[start Data]
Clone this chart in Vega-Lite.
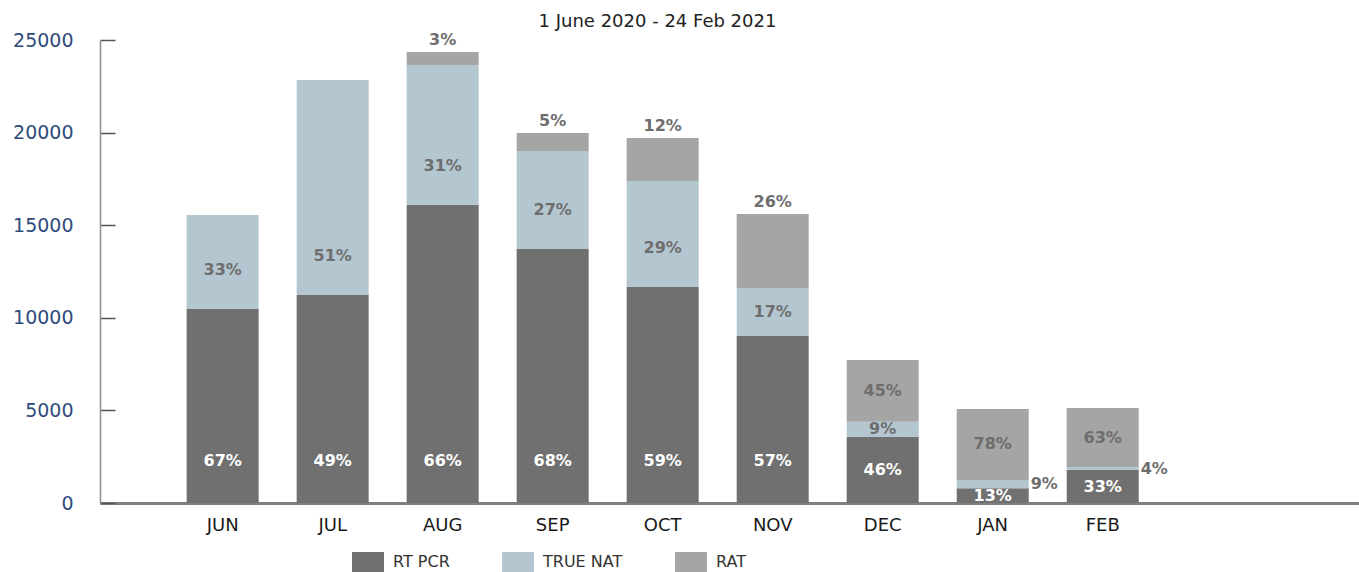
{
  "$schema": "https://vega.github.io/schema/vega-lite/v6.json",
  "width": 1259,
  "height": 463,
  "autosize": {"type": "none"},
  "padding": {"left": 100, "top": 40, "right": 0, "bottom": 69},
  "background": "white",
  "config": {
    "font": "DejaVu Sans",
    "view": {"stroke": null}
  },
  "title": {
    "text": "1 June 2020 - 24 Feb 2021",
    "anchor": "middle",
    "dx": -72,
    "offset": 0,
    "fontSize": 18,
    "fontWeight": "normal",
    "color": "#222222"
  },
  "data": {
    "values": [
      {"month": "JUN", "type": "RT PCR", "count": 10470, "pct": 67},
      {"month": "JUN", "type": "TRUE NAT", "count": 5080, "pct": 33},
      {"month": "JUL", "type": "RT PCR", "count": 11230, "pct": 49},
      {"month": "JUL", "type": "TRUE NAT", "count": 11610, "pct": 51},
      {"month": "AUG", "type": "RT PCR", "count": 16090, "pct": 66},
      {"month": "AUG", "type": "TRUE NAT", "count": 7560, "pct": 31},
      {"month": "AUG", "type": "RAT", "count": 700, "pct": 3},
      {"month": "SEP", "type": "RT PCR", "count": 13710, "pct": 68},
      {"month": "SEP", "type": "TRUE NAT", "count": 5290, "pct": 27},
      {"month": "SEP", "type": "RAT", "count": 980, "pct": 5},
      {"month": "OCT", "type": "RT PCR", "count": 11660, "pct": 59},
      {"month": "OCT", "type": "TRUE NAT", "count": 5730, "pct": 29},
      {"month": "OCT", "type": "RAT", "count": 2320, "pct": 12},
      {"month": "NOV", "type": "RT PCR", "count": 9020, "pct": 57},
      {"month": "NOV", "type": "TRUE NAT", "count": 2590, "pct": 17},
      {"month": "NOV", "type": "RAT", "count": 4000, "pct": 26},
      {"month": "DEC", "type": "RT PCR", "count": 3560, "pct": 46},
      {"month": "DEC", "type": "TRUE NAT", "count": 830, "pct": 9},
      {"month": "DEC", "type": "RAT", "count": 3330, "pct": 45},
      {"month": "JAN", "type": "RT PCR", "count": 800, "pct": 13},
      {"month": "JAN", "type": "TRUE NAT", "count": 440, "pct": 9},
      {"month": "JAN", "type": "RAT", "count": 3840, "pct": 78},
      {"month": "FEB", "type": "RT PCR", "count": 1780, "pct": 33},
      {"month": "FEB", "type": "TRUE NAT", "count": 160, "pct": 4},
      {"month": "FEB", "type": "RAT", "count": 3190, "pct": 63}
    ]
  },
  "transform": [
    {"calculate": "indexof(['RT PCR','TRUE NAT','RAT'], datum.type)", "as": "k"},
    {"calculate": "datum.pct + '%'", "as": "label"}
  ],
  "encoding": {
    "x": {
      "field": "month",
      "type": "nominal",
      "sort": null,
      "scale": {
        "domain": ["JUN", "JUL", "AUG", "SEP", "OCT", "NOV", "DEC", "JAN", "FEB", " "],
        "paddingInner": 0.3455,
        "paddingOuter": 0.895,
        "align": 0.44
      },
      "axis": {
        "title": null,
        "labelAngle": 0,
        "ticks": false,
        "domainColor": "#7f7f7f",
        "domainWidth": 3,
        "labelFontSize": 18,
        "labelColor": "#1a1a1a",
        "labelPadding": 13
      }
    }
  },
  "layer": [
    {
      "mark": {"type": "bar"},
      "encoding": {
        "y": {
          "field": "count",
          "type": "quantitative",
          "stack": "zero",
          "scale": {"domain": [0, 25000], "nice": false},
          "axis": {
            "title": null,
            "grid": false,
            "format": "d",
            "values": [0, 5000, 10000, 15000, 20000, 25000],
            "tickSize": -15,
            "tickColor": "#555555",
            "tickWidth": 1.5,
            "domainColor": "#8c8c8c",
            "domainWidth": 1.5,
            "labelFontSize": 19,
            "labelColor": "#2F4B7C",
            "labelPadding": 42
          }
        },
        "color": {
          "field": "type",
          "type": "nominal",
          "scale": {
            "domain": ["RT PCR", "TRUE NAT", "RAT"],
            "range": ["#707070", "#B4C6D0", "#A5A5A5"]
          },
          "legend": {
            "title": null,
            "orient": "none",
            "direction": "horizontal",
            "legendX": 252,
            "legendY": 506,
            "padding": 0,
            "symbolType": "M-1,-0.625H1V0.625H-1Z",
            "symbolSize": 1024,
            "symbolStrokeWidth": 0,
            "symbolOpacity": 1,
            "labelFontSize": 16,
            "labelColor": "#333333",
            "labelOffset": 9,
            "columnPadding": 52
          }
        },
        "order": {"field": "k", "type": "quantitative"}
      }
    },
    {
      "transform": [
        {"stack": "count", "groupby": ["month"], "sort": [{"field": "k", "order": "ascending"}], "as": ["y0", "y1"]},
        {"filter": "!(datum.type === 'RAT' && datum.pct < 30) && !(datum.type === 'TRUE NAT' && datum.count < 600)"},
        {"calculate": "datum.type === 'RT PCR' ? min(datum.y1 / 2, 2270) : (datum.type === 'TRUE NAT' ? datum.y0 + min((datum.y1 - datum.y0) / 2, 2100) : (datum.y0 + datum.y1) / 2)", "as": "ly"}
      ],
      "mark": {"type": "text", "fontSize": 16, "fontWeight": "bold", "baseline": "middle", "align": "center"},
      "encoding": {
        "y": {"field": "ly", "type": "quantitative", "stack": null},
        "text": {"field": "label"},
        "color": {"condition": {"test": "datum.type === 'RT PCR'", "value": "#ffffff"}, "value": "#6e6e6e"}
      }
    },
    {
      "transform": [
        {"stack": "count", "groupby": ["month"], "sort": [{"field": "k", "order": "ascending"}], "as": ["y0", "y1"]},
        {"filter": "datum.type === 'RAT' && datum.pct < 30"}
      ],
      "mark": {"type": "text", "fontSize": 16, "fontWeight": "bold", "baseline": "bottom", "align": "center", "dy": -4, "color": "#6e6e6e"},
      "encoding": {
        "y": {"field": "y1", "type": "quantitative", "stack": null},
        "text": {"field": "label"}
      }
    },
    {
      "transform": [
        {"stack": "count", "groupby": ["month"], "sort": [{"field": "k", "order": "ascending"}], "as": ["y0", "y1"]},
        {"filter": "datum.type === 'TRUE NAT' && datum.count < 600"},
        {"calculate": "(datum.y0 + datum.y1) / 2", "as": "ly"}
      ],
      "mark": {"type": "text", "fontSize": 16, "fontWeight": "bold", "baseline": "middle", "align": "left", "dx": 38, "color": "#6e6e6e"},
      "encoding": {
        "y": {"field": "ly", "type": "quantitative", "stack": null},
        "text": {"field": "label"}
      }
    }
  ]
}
[end Data]
### Exercise requirements
Would you set down the listing exactly, omitting pictures?

### Result
Clone this chart in Vega-Lite.
{
  "$schema": "https://vega.github.io/schema/vega-lite/v6.json",
  "width": 1259,
  "height": 463,
  "autosize": {"type": "none"},
  "padding": {"left": 100, "top": 40, "right": 0, "bottom": 69},
  "background": "white",
  "config": {
    "font": "DejaVu Sans",
    "view": {"stroke": null}
  },
  "title": {
    "text": "1 June 2020 - 24 Feb 2021",
    "anchor": "middle",
    "dx": -72,
    "offset": 0,
    "fontSize": 18,
    "fontWeight": "normal",
    "color": "#222222"
  },
  "data": {
    "values": [
      {"month": "JUN", "type": "RT PCR", "count": 10470, "pct": 67},
      {"month": "JUN", "type": "TRUE NAT", "count": 5080, "pct": 33},
      {"month": "JUL", "type": "RT PCR", "count": 11230, "pct": 49},
      {"month": "JUL", "type": "TRUE NAT", "count": 11610, "pct": 51},
      {"month": "AUG", "type": "RT PCR", "count": 16090, "pct": 66},
      {"month": "AUG", "type": "TRUE NAT", "count": 7560, "pct": 31},
      {"month": "AUG", "type": "RAT", "count": 700, "pct": 3},
      {"month": "SEP", "type": "RT PCR", "count": 13710, "pct": 68},
      {"month": "SEP", "type": "TRUE NAT", "count": 5290, "pct": 27},
      {"month": "SEP", "type": "RAT", "count": 980, "pct": 5},
      {"month": "OCT", "type": "RT PCR", "count": 11660, "pct": 59},
      {"month": "OCT", "type": "TRUE NAT", "count": 5730, "pct": 29},
      {"month": "OCT", "type": "RAT", "count": 2320, "pct": 12},
      {"month": "NOV", "type": "RT PCR", "count": 9020, "pct": 57},
      {"month": "NOV", "type": "TRUE NAT", "count": 2590, "pct": 17},
      {"month": "NOV", "type": "RAT", "count": 4000, "pct": 26},
      {"month": "DEC", "type": "RT PCR", "count": 3560, "pct": 46},
      {"month": "DEC", "type": "TRUE NAT", "count": 830, "pct": 9},
      {"month": "DEC", "type": "RAT", "count": 3330, "pct": 45},
      {"month": "JAN", "type": "RT PCR", "count": 800, "pct": 13},
      {"month": "JAN", "type": "TRUE NAT", "count": 440, "pct": 9},
      {"month": "JAN", "type": "RAT", "count": 3840, "pct": 78},
      {"month": "FEB", "type": "RT PCR", "count": 1780, "pct": 33},
      {"month": "FEB", "type": "TRUE NAT", "count": 160, "pct": 4},
      {"month": "FEB", "type": "RAT", "count": 3190, "pct": 63}
    ]
  },
  "transform": [
    {"calculate": "indexof(['RT PCR','TRUE NAT','RAT'], datum.type)", "as": "k"},
    {"calculate": "datum.pct + '%'", "as": "label"}
  ],
  "encoding": {
    "x": {
      "field": "month",
      "type": "nominal",
      "sort": null,
      "scale": {
        "domain": ["JUN", "JUL", "AUG", "SEP", "OCT", "NOV", "DEC", "JAN", "FEB", " "],
        "paddingInner": 0.3455,
        "paddingOuter": 0.895,
        "align": 0.44
      },
      "axis": {
        "title": null,
        "labelAngle": 0,
        "ticks": false,
        "domainColor": "#7f7f7f",
        "domainWidth": 3,
        "labelFontSize": 18,
        "labelColor": "#1a1a1a",
        "labelPadding": 13
      }
    }
  },
  "layer": [
    {
      "mark": {"type": "bar"},
      "encoding": {
        "y": {
          "field": "count",
          "type": "quantitative",
          "stack": "zero",
          "scale": {"domain": [0, 25000], "nice": false},
          "axis": {
            "title": null,
            "grid": false,
            "format": "d",
            "values": [0, 5000, 10000, 15000, 20000, 25000],
            "tickSize": -15,
            "tickColor": "#555555",
            "tickWidth": 1.5,
            "domainColor": "#8c8c8c",
            "domainWidth": 1.5,
            "labelFontSize": 19,
            "labelColor": "#2F4B7C",
            "labelPadding": 42
          }
        },
        "color": {
          "field": "type",
          "type": "nominal",
          "scale": {
            "domain": ["RT PCR", "TRUE NAT", "RAT"],
            "range": ["#707070", "#B4C6D0", "#A5A5A5"]
          },
          "legend": {
            "title": null,
            "orient": "none",
            "direction": "horizontal",
            "legendX": 252,
            "legendY": 506,
            "padding": 0,
            "symbolType": "M-1,-0.625H1V0.625H-1Z",
            "symbolSize": 1024,
            "symbolStrokeWidth": 0,
            "symbolOpacity": 1,
            "labelFontSize": 16,
            "labelColor": "#333333",
            "labelOffset": 9,
            "columnPadding": 52
          }
        },
        "order": {"field": "k", "type": "quantitative"}
      }
    },
    {
      "transform": [
        {"stack": "count", "groupby": ["month"], "sort": [{"field": "k", "order": "ascending"}], "as": ["y0", "y1"]},
        {"filter": "!(datum.type === 'RAT' && datum.pct < 30) && !(datum.type === 'TRUE NAT' && datum.count < 600)"},
        {"calculate": "datum.type === 'RT PCR' ? min(datum.y1 / 2, 2270) : (datum.type === 'TRUE NAT' ? datum.y0 + min((datum.y1 - datum.y0) / 2, 2100) : (datum.y0 + datum.y1) / 2)", "as": "ly"}
      ],
      "mark": {"type": "text", "fontSize": 16, "fontWeight": "bold", "baseline": "middle", "align": "center"},
      "encoding": {
        "y": {"field": "ly", "type": "quantitative", "stack": null},
        "text": {"field": "label"},
        "color": {"condition": {"test": "datum.type === 'RT PCR'", "value": "#ffffff"}, "value": "#6e6e6e"}
      }
    },
    {
      "transform": [
        {"stack": "count", "groupby": ["month"], "sort": [{"field": "k", "order": "ascending"}], "as": ["y0", "y1"]},
        {"filter": "datum.type === 'RAT' && datum.pct < 30"}
      ],
      "mark": {"type": "text", "fontSize": 16, "fontWeight": "bold", "baseline": "bottom", "align": "center", "dy": -4, "color": "#6e6e6e"},
      "encoding": {
        "y": {"field": "y1", "type": "quantitative", "stack": null},
        "text": {"field": "label"}
      }
    },
    {
      "transform": [
        {"stack": "count", "groupby": ["month"], "sort": [{"field": "k", "order": "ascending"}], "as": ["y0", "y1"]},
        {"filter": "datum.type === 'TRUE NAT' && datum.count < 600"},
        {"calculate": "(datum.y0 + datum.y1) / 2", "as": "ly"}
      ],
      "mark": {"type": "text", "fontSize": 16, "fontWeight": "bold", "baseline": "middle", "align": "left", "dx": 38, "color": "#6e6e6e"},
      "encoding": {
        "y": {"field": "ly", "type": "quantitative", "stack": null},
        "text": {"field": "label"}
      }
    }
  ]
}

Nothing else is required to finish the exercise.